I like lists. I am perennially disorganized, an ENFP on the Meyers-Briggs scale, and lists help me impose a sort of order on my chaotic brain. They remind me of my priorities and keep me on track of what needs to be done. If I don’t write it down, it is highly likely it will not get done, because the need for it will scamper off like some curious woodland creature with better things to do than wait around to be paid attention to, and then when I go looking for it, well, I’m out of luck.
I do not, however, like New Year’s Resolutions. They are always the same, and they seem to get repetitive. Instead, for the last few years, I’ve been following Christine Kane’s Word-of-the-Year approach and picking a word to guide me in my endeavors for the year. So far, I’ve found it works pretty well.
This isn’t about that, though.
Give me ‘til December, and we’ll get there. Instead, this is about lists. Specifically Life Lists, and the DayZero Project. For those of you not familiar with it, the DayZero Project encourages you to make a list of 101 things you’d like to accomplish in the next 1001 days. These can be anything from something big like learning to speak a language fluently to small, like sending flowers to a friend anonymously. In this way, I justify them as not being resolutions.

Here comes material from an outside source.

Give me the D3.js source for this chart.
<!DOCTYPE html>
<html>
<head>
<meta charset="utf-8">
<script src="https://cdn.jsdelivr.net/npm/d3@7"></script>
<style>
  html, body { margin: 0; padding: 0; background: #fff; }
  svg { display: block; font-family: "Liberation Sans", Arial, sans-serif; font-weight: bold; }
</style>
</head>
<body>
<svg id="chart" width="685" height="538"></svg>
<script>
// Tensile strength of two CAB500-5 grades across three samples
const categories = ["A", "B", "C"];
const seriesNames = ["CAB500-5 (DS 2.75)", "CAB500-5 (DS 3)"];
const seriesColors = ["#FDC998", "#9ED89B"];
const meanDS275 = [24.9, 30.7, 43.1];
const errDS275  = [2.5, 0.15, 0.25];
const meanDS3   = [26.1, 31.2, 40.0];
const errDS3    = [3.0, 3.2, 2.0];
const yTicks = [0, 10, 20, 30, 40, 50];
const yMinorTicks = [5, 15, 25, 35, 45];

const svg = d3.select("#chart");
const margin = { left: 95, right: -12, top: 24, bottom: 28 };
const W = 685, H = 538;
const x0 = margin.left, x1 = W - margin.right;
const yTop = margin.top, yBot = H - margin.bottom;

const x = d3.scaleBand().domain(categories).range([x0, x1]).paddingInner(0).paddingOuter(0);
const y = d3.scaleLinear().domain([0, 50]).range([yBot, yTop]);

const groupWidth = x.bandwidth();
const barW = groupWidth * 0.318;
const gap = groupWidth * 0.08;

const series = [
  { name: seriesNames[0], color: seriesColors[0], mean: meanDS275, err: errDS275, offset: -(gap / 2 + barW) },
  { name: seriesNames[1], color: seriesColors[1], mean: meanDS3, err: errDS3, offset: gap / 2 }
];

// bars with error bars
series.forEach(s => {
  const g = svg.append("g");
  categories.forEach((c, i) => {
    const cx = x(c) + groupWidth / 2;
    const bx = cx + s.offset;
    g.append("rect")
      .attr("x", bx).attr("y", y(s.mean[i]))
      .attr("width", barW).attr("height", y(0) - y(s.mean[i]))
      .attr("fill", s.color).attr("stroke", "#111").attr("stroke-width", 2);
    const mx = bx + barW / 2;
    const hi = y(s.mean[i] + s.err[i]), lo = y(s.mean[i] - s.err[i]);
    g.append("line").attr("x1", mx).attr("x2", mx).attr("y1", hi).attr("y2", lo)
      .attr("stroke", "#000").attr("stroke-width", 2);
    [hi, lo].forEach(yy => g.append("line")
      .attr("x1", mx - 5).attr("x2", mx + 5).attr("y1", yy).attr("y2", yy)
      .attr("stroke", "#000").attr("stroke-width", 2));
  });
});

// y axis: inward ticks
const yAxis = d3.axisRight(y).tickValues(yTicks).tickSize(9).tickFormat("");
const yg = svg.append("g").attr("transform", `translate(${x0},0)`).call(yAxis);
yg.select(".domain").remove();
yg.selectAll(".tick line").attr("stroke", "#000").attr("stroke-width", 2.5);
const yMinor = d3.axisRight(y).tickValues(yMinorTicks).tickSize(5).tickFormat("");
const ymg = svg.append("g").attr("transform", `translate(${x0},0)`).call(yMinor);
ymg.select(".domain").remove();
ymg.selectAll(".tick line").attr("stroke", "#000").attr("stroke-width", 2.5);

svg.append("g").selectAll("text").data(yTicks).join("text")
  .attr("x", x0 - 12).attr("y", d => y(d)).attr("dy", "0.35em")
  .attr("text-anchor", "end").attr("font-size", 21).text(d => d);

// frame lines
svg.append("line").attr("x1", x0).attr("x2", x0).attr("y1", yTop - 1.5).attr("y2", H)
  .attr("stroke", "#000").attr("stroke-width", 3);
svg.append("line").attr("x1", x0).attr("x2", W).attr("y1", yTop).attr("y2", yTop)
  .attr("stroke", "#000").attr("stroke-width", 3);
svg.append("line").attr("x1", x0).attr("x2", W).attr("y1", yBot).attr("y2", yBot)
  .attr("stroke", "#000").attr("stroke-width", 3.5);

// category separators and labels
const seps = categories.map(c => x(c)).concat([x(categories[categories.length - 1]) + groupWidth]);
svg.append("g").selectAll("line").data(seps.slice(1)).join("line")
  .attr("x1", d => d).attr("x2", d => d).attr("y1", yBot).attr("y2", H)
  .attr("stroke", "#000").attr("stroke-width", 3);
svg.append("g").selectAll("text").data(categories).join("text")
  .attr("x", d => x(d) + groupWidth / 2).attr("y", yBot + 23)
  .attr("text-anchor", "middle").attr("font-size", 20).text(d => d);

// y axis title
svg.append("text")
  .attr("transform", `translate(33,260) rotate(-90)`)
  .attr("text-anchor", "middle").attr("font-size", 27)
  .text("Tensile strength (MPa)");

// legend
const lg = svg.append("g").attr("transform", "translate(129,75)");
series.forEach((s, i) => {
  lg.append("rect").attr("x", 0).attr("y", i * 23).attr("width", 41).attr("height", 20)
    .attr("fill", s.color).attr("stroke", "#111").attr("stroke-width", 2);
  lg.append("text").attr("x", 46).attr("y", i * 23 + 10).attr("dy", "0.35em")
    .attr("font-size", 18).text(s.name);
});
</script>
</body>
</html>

A friend mentioned the other day that she was thinking about doing it. Whether in a supreme act of procrastination on other tasks or an inspired act of brilliance for clarifying what’s important to me in crafting my ideal life over the next 2.75 years, I hop-skip-jumped over and signed up for it, too.

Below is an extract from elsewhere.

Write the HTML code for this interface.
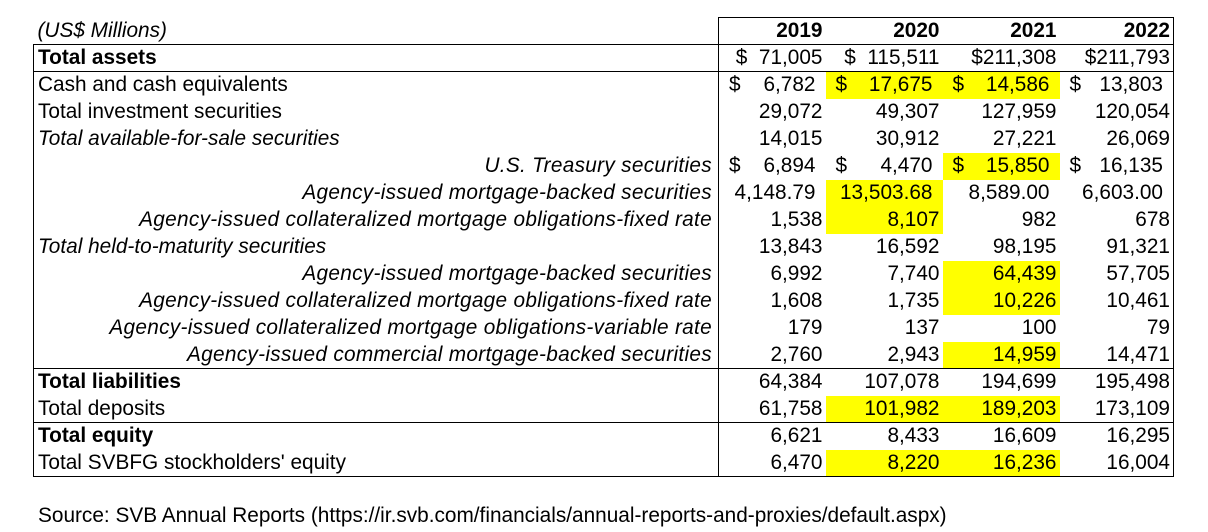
<!DOCTYPE html>
<html><head><meta charset="utf-8"><style>
body{margin:0;width:1208px;height:532px;background:#fff;font-family:"Liberation Sans",Arial,sans-serif;font-size:20.8px;color:#000;position:relative;overflow:hidden}
table{position:absolute;left:33px;top:17px;border-collapse:collapse;table-layout:fixed}
td{height:27px;padding:0 3px 0 4px;white-space:nowrap;line-height:26px;box-sizing:border-box;overflow:visible}
tr{height:27px}
td.n{text-align:right}
td.a{text-align:right;padding-right:10px;position:relative}
td.a span{position:absolute;left:10px}
.y{background:#ffff00}
.i{font-style:italic}
.r{text-align:right;padding-right:6px;letter-spacing:0.3px}
.b{font-weight:bold}
.L{border-left:1px solid #000}
.R{border-right:1px solid #000}
.B td{border-bottom:1px solid #000}
.src{position:absolute;left:38px;top:504px;font-size:20.8px}
</style></head><body>
<table>
<colgroup><col style="width:685px"><col style="width:107px"><col style="width:117px"><col style="width:117px"><col style="width:114px"></colgroup>
<tr class="B"><td class="i">(US$ Millions)</td><td class="n b L" style="border-top:1px solid #000">2019</td><td class="n b" style="border-top:1px solid #000">2020</td><td class="n b" style="border-top:1px solid #000">2021</td><td class="n b R" style="border-top:1px solid #000">2022</td></tr>
<tr class="B"><td class="b L">Total assets</td><td class="n L">$&nbsp; 71,005</td><td class="n">$&nbsp; 115,511</td><td class="n">$211,308</td><td class="n R">$211,793</td></tr>
<tr><td class="L">Cash and cash equivalents</td><td class="a L"><span>$</span>6,782</td><td class="a y"><span>$</span>17,675</td><td class="a y"><span>$</span>14,586</td><td class="a R"><span>$</span>13,803</td></tr>
<tr><td class="L">Total investment securities</td><td class="n L">29,072</td><td class="n">49,307</td><td class="n">127,959</td><td class="n R">120,054</td></tr>
<tr><td class="L i">Total available-for-sale securities</td><td class="n L">14,015</td><td class="n">30,912</td><td class="n">27,221</td><td class="n R">26,069</td></tr>
<tr><td class="L i r">U.S. Treasury securities</td><td class="a L"><span>$</span>6,894</td><td class="a"><span>$</span>4,470</td><td class="a y"><span>$</span>15,850</td><td class="a R"><span>$</span>16,135</td></tr>
<tr><td class="L i r">Agency-issued mortgage-backed securities</td><td class="a L">4,148.79</td><td class="a y">13,503.68</td><td class="a">8,589.00</td><td class="a R">6,603.00</td></tr>
<tr><td class="L i r">Agency-issued collateralized mortgage obligations-fixed rate</td><td class="n L">1,538</td><td class="n y">8,107</td><td class="n">982</td><td class="n R">678</td></tr>
<tr><td class="L i">Total held-to-maturity securities</td><td class="n L">13,843</td><td class="n">16,592</td><td class="n">98,195</td><td class="n R">91,321</td></tr>
<tr><td class="L i r">Agency-issued mortgage-backed securities</td><td class="n L">6,992</td><td class="n">7,740</td><td class="n y">64,439</td><td class="n R">57,705</td></tr>
<tr><td class="L i r">Agency-issued collateralized mortgage obligations-fixed rate</td><td class="n L">1,608</td><td class="n">1,735</td><td class="n y">10,226</td><td class="n R">10,461</td></tr>
<tr><td class="L i r">Agency-issued collateralized mortgage obligations-variable rate</td><td class="n L">179</td><td class="n">137</td><td class="n">100</td><td class="n R">79</td></tr>
<tr class="B"><td class="L i r">Agency-issued commercial mortgage-backed securities</td><td class="n L">2,760</td><td class="n">2,943</td><td class="n y">14,959</td><td class="n R">14,471</td></tr>
<tr><td class="L b">Total liabilities</td><td class="n L">64,384</td><td class="n">107,078</td><td class="n">194,699</td><td class="n R">195,498</td></tr>
<tr class="B"><td class="L">Total deposits</td><td class="n L">61,758</td><td class="n y">101,982</td><td class="n y">189,203</td><td class="n R">173,109</td></tr>
<tr><td class="L b">Total equity</td><td class="n L">6,621</td><td class="n">8,433</td><td class="n">16,609</td><td class="n R">16,295</td></tr>
<tr class="B"><td class="L">Total SVBFG stockholders' equity</td><td class="n L">6,470</td><td class="n y">8,220</td><td class="n y">16,236</td><td class="n R">16,004</td></tr>
</table>
<div class="src">Source: SVB Annual Reports (https://ir.svb.com/financials/annual-reports-and-proxies/default.aspx)</div>
</body></html>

Before I knew it, I had a list.
Some of the items on my list were obvious ones–finish editing my novel, get the others outlined, get another one written, find an agent, get it published, finish my coach training, quit my job and coach full time, get into a PhD program. These are my big goals that shape my life and that I’m working toward actively each day, as I work on creating my ideal life.
Others took even me by surprise, as I searched and thought and found little things that delighted me and made me smile–knowing I wanted to get back into music, something I’ve neglected for YEARS; finally buckling down and doing something about that photography longing; learning some new cooking skills; unplugging from the constant communication lifeline I keep myself hooked into.

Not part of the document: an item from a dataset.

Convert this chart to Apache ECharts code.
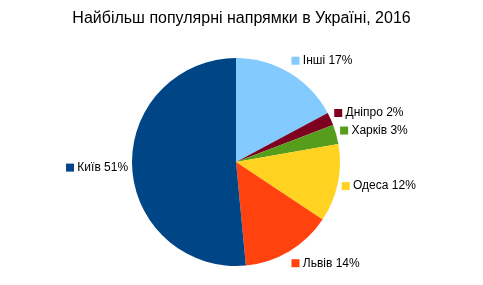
<!DOCTYPE html>
<html><head><meta charset="utf-8">
<script src="https://cdn.jsdelivr.net/npm/echarts@6/dist/echarts.min.js"></script>
<style>html,body{margin:0;padding:0;background:#fff}#c{width:483px;height:285px}</style>
</head><body><div id="c"></div>
<script>
const title = 'Найбільш популярні напрямки в Україні, 2016';
const categories = ['Інші', 'Дніпро', 'Харків', 'Одеса', 'Львів', 'Київ'];
const values = [17, 2, 3, 12, 14, 51];
const colors = ['#83caff', '#7e0021', '#579d1c', '#ffd320', '#ff420e', '#004586'];

const rich = {t: {fontFamily: 'Liberation Sans', fontSize: 12, color: '#000'}};
colors.forEach((c, i) => { rich['m' + i] = {backgroundColor: c, width: 8, height: 8}; });

// mid angle (from 12 o'clock, clockwise) of each slice, used to push labels off the pie vertically
const total = values.reduce((a, b) => a + b, 0);
let acc = 0;
const midAngles = values.map(v => { const m = (acc + v / 2) / total * 2 * Math.PI; acc += v; return m; });

const chart = echarts.init(document.getElementById('c'));
chart.setOption({
  animation: false,
  title: {text: title, left: 'center', top: 6,
    textStyle: {fontFamily: 'Liberation Sans', fontSize: 16, fontWeight: 'normal', color: '#000'}},
  series: [{
    type: 'pie',
    center: [236, 162],
    radius: 104,
    startAngle: 90,
    clockwise: true,
    avoidLabelOverlap: false,
    label: {show: true, position: 'outside', distanceToLabelLine: 0,
      formatter: p => '{m' + p.dataIndex + '|} {t|' + p.name + ' ' + p.value + '%}', rich: rich},
    labelLine: {show: false, length: 4, length2: 0},
    labelLayout: p => ({dy: -Math.cos(midAngles[p.dataIndex]) * (p.labelRect.height / 2 + 4)}),
    itemStyle: {borderWidth: 0},
    data: categories.map((n, i) => ({name: n, value: values[i], itemStyle: {color: colors[i]}}))
  }]
});
</script></body></html>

I’m still pondering what some of the more surprising items on the list mean.
What deeper yearnings do they speak to? What can I learn about myself from what I felt compelled to put on that list? Were some just a trial in a fit of whimsy? Or is there something there I’m not paying attention to?
How about you? When you look back at your life a year from now, or two, or three, or five–what would you like to have done? What steps can you take today to get there? Someone very wise once pointed out that if you do what you’ve always done, you’ll get what you’ve always gotten.
Maybe it’s time to try something new.